The ordinary leaky-grid detector also amplifies at LF, and most small sets using it need only one following LF valve to provide loudspeaker strength output. In the case of the diode rectifier a further stage of LF is required because the diode does not amplify at all.

It was with the idea of overcoming that difficulty, as well as providing other advantages that the double-diode-triode was designed. This valve, of which Ferranti, Marconi and Osram have at the moment examples on the market, with Mullard following very shortly, provides pure rectification and LF amplification in the one tube, but it also allows a variety of circuits to be used in which either half or full-wave rectification can be carried out, and automatic volume control of different kinds can be included.

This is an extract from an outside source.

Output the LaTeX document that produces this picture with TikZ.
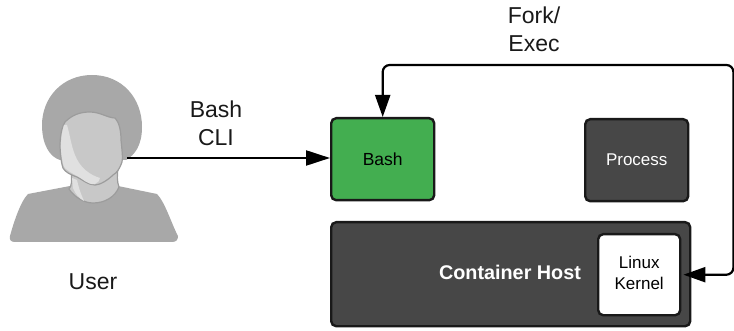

These double-diode triodes are known under varying nomenclature according to the make. For instance, the Ferranti valve is called the H4D, the Marconi and Osram valves are listed as MHD4, while the Mullard will be known as the TDD4. Why this variation is necessary I cannot say, it seems a pity, but there it is.

The DDPen

A more complicated arrangement of the double-diode principle has been put on the market by Cossor, in the DDPen, which was used by us in the design of the Double-DPen receiver recently described.

This valve not only incorporates the advantages of the double-diode system, but it includes in the bulb instead of the triode amplifier a multi-μ pentode. This enables automatic volume control, or gain control, as it should really be called, to be carried out on the HF side of the receiver as usual, and also on the LF side, for the multi-μ pentode is subjected to the AVC potentials from the diode in the same way as the HF stages of the receiver.

This is particularly important in that it allows most accurate control of volume to be obtained.